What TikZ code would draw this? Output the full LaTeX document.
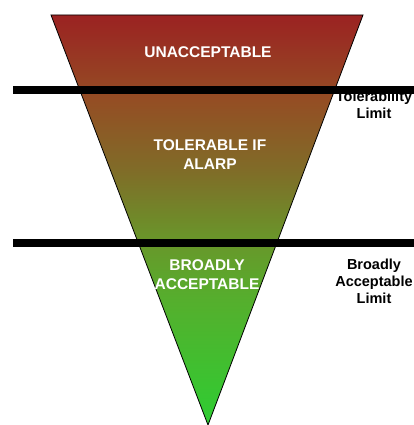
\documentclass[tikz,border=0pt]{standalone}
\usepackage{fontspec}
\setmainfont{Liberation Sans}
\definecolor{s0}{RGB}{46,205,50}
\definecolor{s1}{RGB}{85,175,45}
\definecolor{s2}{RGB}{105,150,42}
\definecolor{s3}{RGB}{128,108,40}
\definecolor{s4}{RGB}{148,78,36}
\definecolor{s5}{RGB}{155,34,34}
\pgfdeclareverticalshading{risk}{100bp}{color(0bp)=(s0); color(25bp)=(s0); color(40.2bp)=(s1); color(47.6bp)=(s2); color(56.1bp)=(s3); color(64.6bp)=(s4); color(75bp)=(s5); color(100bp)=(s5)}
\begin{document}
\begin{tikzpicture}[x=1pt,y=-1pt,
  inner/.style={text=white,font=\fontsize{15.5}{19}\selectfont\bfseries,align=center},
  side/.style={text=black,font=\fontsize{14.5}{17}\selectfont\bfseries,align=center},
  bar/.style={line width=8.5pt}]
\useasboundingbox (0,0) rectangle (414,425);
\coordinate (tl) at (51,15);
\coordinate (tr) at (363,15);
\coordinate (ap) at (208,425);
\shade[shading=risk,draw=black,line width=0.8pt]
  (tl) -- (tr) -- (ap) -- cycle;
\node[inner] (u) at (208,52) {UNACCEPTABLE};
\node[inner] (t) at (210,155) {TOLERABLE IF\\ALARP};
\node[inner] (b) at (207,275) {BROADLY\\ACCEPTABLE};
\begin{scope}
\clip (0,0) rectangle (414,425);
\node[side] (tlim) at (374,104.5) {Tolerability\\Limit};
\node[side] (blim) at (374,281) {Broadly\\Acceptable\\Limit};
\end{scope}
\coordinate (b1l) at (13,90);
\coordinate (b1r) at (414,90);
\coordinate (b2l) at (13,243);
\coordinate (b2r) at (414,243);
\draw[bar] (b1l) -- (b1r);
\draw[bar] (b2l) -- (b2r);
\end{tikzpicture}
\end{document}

* [Written task]
Every line of text is to be repeated exactly; pictures are left out.

* [Result of this exercise]
What TikZ code would draw this? Output the full LaTeX document.
\documentclass[tikz,border=0pt]{standalone}
\usepackage{fontspec}
\setmainfont{Liberation Sans}
\definecolor{s0}{RGB}{46,205,50}
\definecolor{s1}{RGB}{85,175,45}
\definecolor{s2}{RGB}{105,150,42}
\definecolor{s3}{RGB}{128,108,40}
\definecolor{s4}{RGB}{148,78,36}
\definecolor{s5}{RGB}{155,34,34}
\pgfdeclareverticalshading{risk}{100bp}{color(0bp)=(s0); color(25bp)=(s0); color(40.2bp)=(s1); color(47.6bp)=(s2); color(56.1bp)=(s3); color(64.6bp)=(s4); color(75bp)=(s5); color(100bp)=(s5)}
\begin{document}
\begin{tikzpicture}[x=1pt,y=-1pt,
  inner/.style={text=white,font=\fontsize{15.5}{19}\selectfont\bfseries,align=center},
  side/.style={text=black,font=\fontsize{14.5}{17}\selectfont\bfseries,align=center},
  bar/.style={line width=8.5pt}]
\useasboundingbox (0,0) rectangle (414,425);
\coordinate (tl) at (51,15);
\coordinate (tr) at (363,15);
\coordinate (ap) at (208,425);
\shade[shading=risk,draw=black,line width=0.8pt]
  (tl) -- (tr) -- (ap) -- cycle;
\node[inner] (u) at (208,52) {UNACCEPTABLE};
\node[inner] (t) at (210,155) {TOLERABLE IF\\ALARP};
\node[inner] (b) at (207,275) {BROADLY\\ACCEPTABLE};
\begin{scope}
\clip (0,0) rectangle (414,425);
\node[side] (tlim) at (374,104.5) {Tolerability\\Limit};
\node[side] (blim) at (374,281) {Broadly\\Acceptable\\Limit};
\end{scope}
\coordinate (b1l) at (13,90);
\coordinate (b1r) at (414,90);
\coordinate (b2l) at (13,243);
\coordinate (b2r) at (414,243);
\draw[bar] (b1l) -- (b1r);
\draw[bar] (b2l) -- (b2r);
\end{tikzpicture}
\end{document}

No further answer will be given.